Potra has recently taken an interest in Romanian politics. In February 2022, he became president of the Mediaș chapter of the Alianței Pentru Patrie (APP, Alliance for the Fatherland), a nationalist Eurosceptic party. Some days later, Potra issued a video addressed to the Romanian political class. Holding a machete, Potra declared: “You are all traitors to the country who serve foreign interests…” The mercenary chief also denounced Romania’s military support for Ukraine: “What have the Russians done to us, how have they wronged us to be against them?” (Fanatik [Bucharest], April 14, 2023).

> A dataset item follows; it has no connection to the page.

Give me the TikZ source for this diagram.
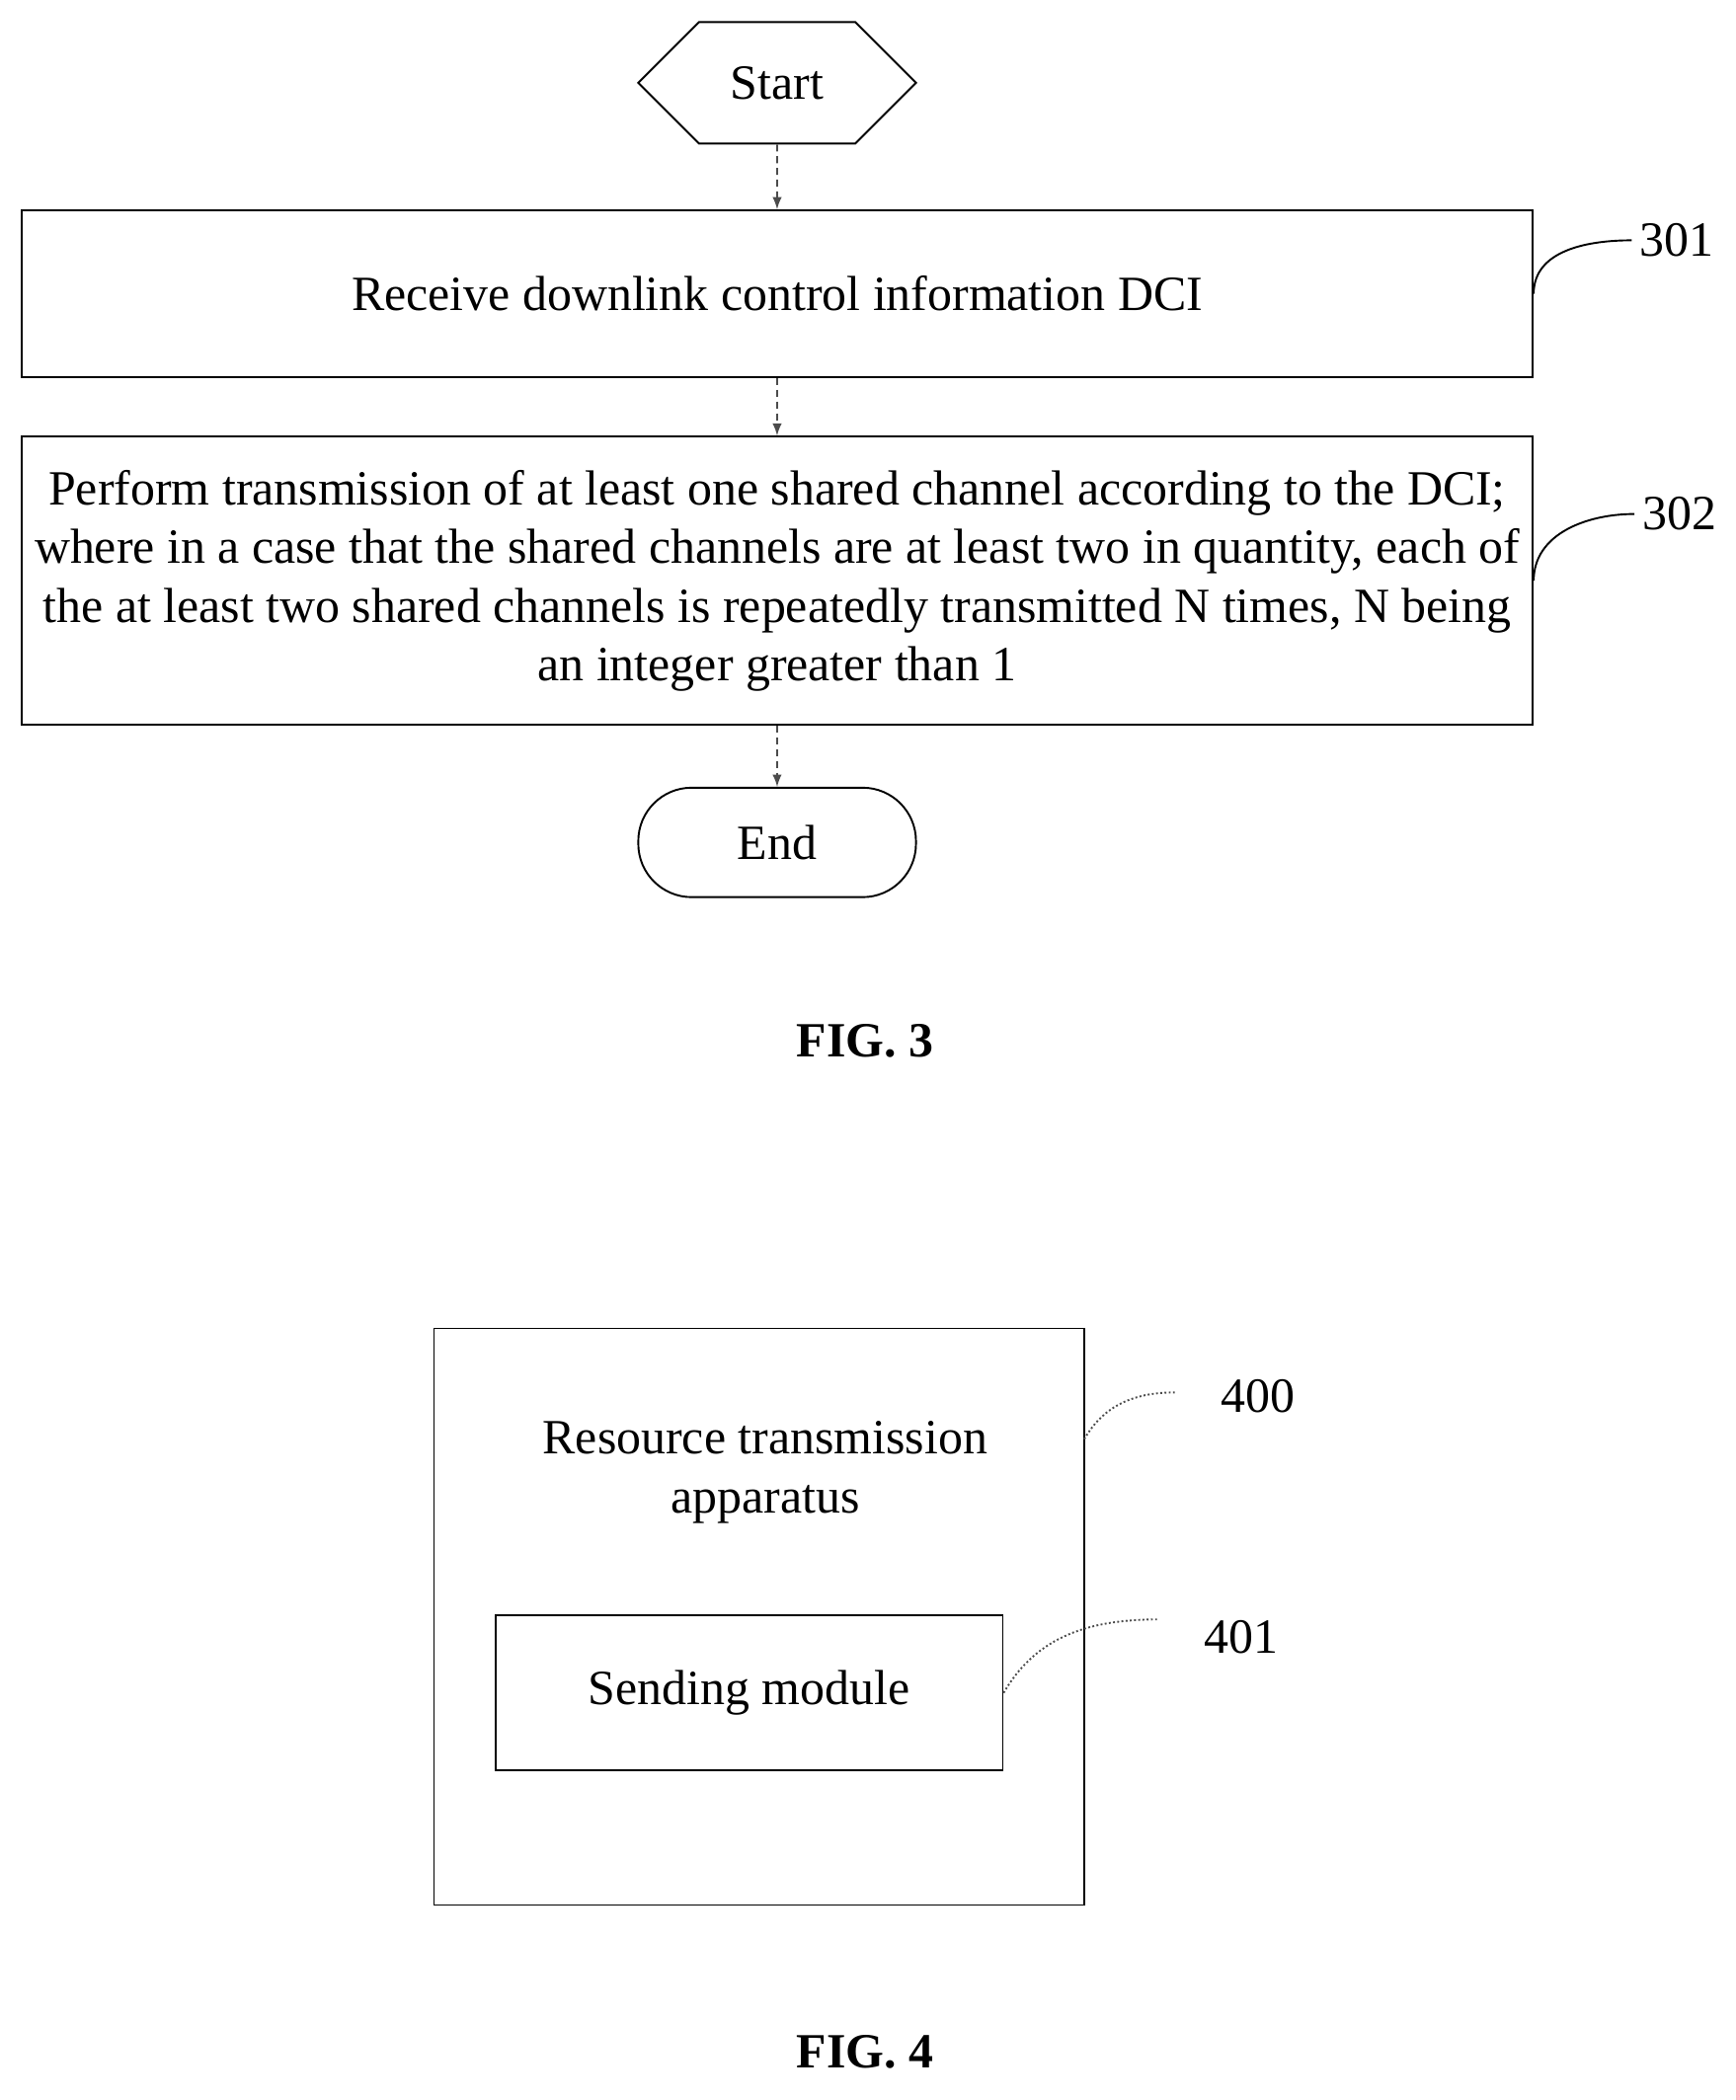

Nonetheless, Potra has tried to exploit the difference between Russian mercenaries with ties to the Kremlin and his own Romanians. According to Potra, Western governments “should be very happy that a European company is [in the DRC] that is not Wagner” (Le Monde, March 20). The governments of the West have so far avoided displays of “happiness” over the deployment of Potra’s Romanian soldiers of fortune in the long-suffering Congo. While Africa may have come to terms with the OAU’s 1977 ban on the use of European mercenaries, their deployment is still seen by many Western nations as a contribution to insecurity rather than a desirable alternative to the Wagner Group or its successor, the Russian Africa Corps (see Militant Leadership Monitor, April 18).

 

Notes:

[1] Jason K Stearns: Dancing in the Glory of Monsters: The Collapse of Congo and the Great War of Africa. New York, 2011, p. 124.

[2] For more on European and African mercenaries in the CAR, see AIS Special Report, February 5, 2022.